§ **YOUR OBJECTIVE**:
Print the full listing exactly.

■ ■ ■ ■ ■ ■ ■

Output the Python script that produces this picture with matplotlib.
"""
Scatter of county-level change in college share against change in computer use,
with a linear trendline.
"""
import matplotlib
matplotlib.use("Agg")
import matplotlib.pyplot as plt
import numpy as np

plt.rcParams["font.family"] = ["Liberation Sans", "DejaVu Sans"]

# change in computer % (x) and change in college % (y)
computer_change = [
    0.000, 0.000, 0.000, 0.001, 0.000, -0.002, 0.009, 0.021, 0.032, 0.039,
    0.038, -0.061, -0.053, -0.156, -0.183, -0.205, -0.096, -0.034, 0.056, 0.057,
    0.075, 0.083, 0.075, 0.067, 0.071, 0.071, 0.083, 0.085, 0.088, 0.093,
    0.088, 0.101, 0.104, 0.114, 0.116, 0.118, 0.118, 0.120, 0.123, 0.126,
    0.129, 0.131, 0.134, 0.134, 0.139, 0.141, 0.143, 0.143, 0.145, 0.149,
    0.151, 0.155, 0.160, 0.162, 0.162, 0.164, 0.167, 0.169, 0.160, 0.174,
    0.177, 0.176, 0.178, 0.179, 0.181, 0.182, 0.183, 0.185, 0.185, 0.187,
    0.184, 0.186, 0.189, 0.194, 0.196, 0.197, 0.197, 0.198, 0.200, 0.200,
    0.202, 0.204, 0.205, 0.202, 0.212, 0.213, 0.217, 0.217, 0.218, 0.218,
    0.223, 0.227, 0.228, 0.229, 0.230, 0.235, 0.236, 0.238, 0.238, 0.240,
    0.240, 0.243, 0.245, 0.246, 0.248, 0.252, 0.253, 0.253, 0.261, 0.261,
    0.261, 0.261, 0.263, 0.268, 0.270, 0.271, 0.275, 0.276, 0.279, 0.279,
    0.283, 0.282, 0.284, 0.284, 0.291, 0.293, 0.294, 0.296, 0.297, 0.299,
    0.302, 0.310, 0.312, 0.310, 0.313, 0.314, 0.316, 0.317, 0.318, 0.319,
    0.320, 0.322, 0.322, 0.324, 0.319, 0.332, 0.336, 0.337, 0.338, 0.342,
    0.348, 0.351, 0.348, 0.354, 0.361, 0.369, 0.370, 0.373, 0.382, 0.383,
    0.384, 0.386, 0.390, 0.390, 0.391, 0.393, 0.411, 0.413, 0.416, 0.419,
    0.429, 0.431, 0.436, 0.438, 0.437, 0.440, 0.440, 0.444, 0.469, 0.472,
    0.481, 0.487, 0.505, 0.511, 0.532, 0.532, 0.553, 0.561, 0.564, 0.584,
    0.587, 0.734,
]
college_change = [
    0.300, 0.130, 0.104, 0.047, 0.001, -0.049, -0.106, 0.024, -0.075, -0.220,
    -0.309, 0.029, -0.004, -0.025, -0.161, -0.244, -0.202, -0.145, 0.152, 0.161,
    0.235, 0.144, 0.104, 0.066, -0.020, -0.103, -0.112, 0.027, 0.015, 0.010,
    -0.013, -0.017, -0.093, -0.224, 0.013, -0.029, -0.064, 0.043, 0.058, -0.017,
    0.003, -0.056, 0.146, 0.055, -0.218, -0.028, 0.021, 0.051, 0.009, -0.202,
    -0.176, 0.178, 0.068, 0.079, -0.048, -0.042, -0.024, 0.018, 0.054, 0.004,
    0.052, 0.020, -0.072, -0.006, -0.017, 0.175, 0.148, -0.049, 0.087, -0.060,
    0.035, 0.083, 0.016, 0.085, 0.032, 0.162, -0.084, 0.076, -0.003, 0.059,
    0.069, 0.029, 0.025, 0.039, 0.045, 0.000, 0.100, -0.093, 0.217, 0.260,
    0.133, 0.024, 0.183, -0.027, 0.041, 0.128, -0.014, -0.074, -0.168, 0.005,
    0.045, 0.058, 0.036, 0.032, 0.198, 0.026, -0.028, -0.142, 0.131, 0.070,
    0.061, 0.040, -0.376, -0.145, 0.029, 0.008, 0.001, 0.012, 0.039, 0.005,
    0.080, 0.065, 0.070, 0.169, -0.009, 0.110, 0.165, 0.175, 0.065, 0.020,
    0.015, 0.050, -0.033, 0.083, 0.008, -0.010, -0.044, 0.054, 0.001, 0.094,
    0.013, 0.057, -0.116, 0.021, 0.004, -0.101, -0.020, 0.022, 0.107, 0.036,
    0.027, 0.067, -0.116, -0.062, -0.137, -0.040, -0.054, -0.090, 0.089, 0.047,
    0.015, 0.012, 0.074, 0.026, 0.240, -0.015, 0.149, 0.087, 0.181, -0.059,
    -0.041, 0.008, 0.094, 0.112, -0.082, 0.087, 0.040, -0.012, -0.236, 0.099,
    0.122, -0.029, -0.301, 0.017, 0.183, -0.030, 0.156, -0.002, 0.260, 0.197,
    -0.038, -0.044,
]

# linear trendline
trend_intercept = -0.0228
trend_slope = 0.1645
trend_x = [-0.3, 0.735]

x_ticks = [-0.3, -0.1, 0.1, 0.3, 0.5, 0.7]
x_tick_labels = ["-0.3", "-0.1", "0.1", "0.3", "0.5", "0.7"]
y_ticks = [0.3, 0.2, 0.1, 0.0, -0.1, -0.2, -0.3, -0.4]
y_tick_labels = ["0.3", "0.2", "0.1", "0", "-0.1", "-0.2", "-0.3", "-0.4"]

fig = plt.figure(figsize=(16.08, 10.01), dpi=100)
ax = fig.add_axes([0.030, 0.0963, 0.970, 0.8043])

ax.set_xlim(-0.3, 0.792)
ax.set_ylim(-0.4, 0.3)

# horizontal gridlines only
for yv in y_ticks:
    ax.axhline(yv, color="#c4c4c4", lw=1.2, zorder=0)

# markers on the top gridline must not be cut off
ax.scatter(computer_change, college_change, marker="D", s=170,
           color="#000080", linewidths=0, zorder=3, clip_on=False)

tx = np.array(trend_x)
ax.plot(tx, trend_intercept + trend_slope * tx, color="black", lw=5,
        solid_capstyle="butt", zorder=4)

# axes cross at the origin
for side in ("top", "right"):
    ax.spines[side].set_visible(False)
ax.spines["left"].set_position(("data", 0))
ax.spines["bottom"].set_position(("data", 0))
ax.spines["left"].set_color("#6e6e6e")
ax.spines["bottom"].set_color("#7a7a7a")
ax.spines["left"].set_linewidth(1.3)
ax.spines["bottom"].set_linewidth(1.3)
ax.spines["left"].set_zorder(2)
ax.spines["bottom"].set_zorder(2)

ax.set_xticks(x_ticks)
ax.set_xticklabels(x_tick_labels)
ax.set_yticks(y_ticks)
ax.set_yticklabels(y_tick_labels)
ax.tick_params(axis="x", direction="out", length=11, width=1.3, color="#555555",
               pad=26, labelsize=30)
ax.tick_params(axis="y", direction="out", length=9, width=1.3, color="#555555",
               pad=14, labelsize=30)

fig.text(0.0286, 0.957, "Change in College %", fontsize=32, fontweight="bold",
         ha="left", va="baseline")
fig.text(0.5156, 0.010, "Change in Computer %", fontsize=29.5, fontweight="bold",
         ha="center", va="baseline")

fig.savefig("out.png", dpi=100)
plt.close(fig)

■ ■ ■ ■ ■ ■ ■

§ **RIGHT ANSWER**:
Output the Python script that produces this picture with matplotlib.
"""
Scatter of county-level change in college share against change in computer use,
with a linear trendline.
"""
import matplotlib
matplotlib.use("Agg")
import matplotlib.pyplot as plt
import numpy as np

plt.rcParams["font.family"] = ["Liberation Sans", "DejaVu Sans"]

# change in computer % (x) and change in college % (y)
computer_change = [
    0.000, 0.000, 0.000, 0.001, 0.000, -0.002, 0.009, 0.021, 0.032, 0.039,
    0.038, -0.061, -0.053, -0.156, -0.183, -0.205, -0.096, -0.034, 0.056, 0.057,
    0.075, 0.083, 0.075, 0.067, 0.071, 0.071, 0.083, 0.085, 0.088, 0.093,
    0.088, 0.101, 0.104, 0.114, 0.116, 0.118, 0.118, 0.120, 0.123, 0.126,
    0.129, 0.131, 0.134, 0.134, 0.139, 0.141, 0.143, 0.143, 0.145, 0.149,
    0.151, 0.155, 0.160, 0.162, 0.162, 0.164, 0.167, 0.169, 0.160, 0.174,
    0.177, 0.176, 0.178, 0.179, 0.181, 0.182, 0.183, 0.185, 0.185, 0.187,
    0.184, 0.186, 0.189, 0.194, 0.196, 0.197, 0.197, 0.198, 0.200, 0.200,
    0.202, 0.204, 0.205, 0.202, 0.212, 0.213, 0.217, 0.217, 0.218, 0.218,
    0.223, 0.227, 0.228, 0.229, 0.230, 0.235, 0.236, 0.238, 0.238, 0.240,
    0.240, 0.243, 0.245, 0.246, 0.248, 0.252, 0.253, 0.253, 0.261, 0.261,
    0.261, 0.261, 0.263, 0.268, 0.270, 0.271, 0.275, 0.276, 0.279, 0.279,
    0.283, 0.282, 0.284, 0.284, 0.291, 0.293, 0.294, 0.296, 0.297, 0.299,
    0.302, 0.310, 0.312, 0.310, 0.313, 0.314, 0.316, 0.317, 0.318, 0.319,
    0.320, 0.322, 0.322, 0.324, 0.319, 0.332, 0.336, 0.337, 0.338, 0.342,
    0.348, 0.351, 0.348, 0.354, 0.361, 0.369, 0.370, 0.373, 0.382, 0.383,
    0.384, 0.386, 0.390, 0.390, 0.391, 0.393, 0.411, 0.413, 0.416, 0.419,
    0.429, 0.431, 0.436, 0.438, 0.437, 0.440, 0.440, 0.444, 0.469, 0.472,
    0.481, 0.487, 0.505, 0.511, 0.532, 0.532, 0.553, 0.561, 0.564, 0.584,
    0.587, 0.734,
]
college_change = [
    0.300, 0.130, 0.104, 0.047, 0.001, -0.049, -0.106, 0.024, -0.075, -0.220,
    -0.309, 0.029, -0.004, -0.025, -0.161, -0.244, -0.202, -0.145, 0.152, 0.161,
    0.235, 0.144, 0.104, 0.066, -0.020, -0.103, -0.112, 0.027, 0.015, 0.010,
    -0.013, -0.017, -0.093, -0.224, 0.013, -0.029, -0.064, 0.043, 0.058, -0.017,
    0.003, -0.056, 0.146, 0.055, -0.218, -0.028, 0.021, 0.051, 0.009, -0.202,
    -0.176, 0.178, 0.068, 0.079, -0.048, -0.042, -0.024, 0.018, 0.054, 0.004,
    0.052, 0.020, -0.072, -0.006, -0.017, 0.175, 0.148, -0.049, 0.087, -0.060,
    0.035, 0.083, 0.016, 0.085, 0.032, 0.162, -0.084, 0.076, -0.003, 0.059,
    0.069, 0.029, 0.025, 0.039, 0.045, 0.000, 0.100, -0.093, 0.217, 0.260,
    0.133, 0.024, 0.183, -0.027, 0.041, 0.128, -0.014, -0.074, -0.168, 0.005,
    0.045, 0.058, 0.036, 0.032, 0.198, 0.026, -0.028, -0.142, 0.131, 0.070,
    0.061, 0.040, -0.376, -0.145, 0.029, 0.008, 0.001, 0.012, 0.039, 0.005,
    0.080, 0.065, 0.070, 0.169, -0.009, 0.110, 0.165, 0.175, 0.065, 0.020,
    0.015, 0.050, -0.033, 0.083, 0.008, -0.010, -0.044, 0.054, 0.001, 0.094,
    0.013, 0.057, -0.116, 0.021, 0.004, -0.101, -0.020, 0.022, 0.107, 0.036,
    0.027, 0.067, -0.116, -0.062, -0.137, -0.040, -0.054, -0.090, 0.089, 0.047,
    0.015, 0.012, 0.074, 0.026, 0.240, -0.015, 0.149, 0.087, 0.181, -0.059,
    -0.041, 0.008, 0.094, 0.112, -0.082, 0.087, 0.040, -0.012, -0.236, 0.099,
    0.122, -0.029, -0.301, 0.017, 0.183, -0.030, 0.156, -0.002, 0.260, 0.197,
    -0.038, -0.044,
]

# linear trendline
trend_intercept = -0.0228
trend_slope = 0.1645
trend_x = [-0.3, 0.735]

x_ticks = [-0.3, -0.1, 0.1, 0.3, 0.5, 0.7]
x_tick_labels = ["-0.3", "-0.1", "0.1", "0.3", "0.5", "0.7"]
y_ticks = [0.3, 0.2, 0.1, 0.0, -0.1, -0.2, -0.3, -0.4]
y_tick_labels = ["0.3", "0.2", "0.1", "0", "-0.1", "-0.2", "-0.3", "-0.4"]

fig = plt.figure(figsize=(16.08, 10.01), dpi=100)
ax = fig.add_axes([0.030, 0.0963, 0.970, 0.8043])

ax.set_xlim(-0.3, 0.792)
ax.set_ylim(-0.4, 0.3)

# horizontal gridlines only
for yv in y_ticks:
    ax.axhline(yv, color="#c4c4c4", lw=1.2, zorder=0)

# markers on the top gridline must not be cut off
ax.scatter(computer_change, college_change, marker="D", s=170,
           color="#000080", linewidths=0, zorder=3, clip_on=False)

tx = np.array(trend_x)
ax.plot(tx, trend_intercept + trend_slope * tx, color="black", lw=5,
        solid_capstyle="butt", zorder=4)

# axes cross at the origin
for side in ("top", "right"):
    ax.spines[side].set_visible(False)
ax.spines["left"].set_position(("data", 0))
ax.spines["bottom"].set_position(("data", 0))
ax.spines["left"].set_color("#6e6e6e")
ax.spines["bottom"].set_color("#7a7a7a")
ax.spines["left"].set_linewidth(1.3)
ax.spines["bottom"].set_linewidth(1.3)
ax.spines["left"].set_zorder(2)
ax.spines["bottom"].set_zorder(2)

ax.set_xticks(x_ticks)
ax.set_xticklabels(x_tick_labels)
ax.set_yticks(y_ticks)
ax.set_yticklabels(y_tick_labels)
ax.tick_params(axis="x", direction="out", length=11, width=1.3, color="#555555",
               pad=26, labelsize=30)
ax.tick_params(axis="y", direction="out", length=9, width=1.3, color="#555555",
               pad=14, labelsize=30)

fig.text(0.0286, 0.957, "Change in College %", fontsize=32, fontweight="bold",
         ha="left", va="baseline")
fig.text(0.5156, 0.010, "Change in Computer %", fontsize=29.5, fontweight="bold",
         ha="center", va="baseline")

fig.savefig("out.png", dpi=100)
plt.close(fig)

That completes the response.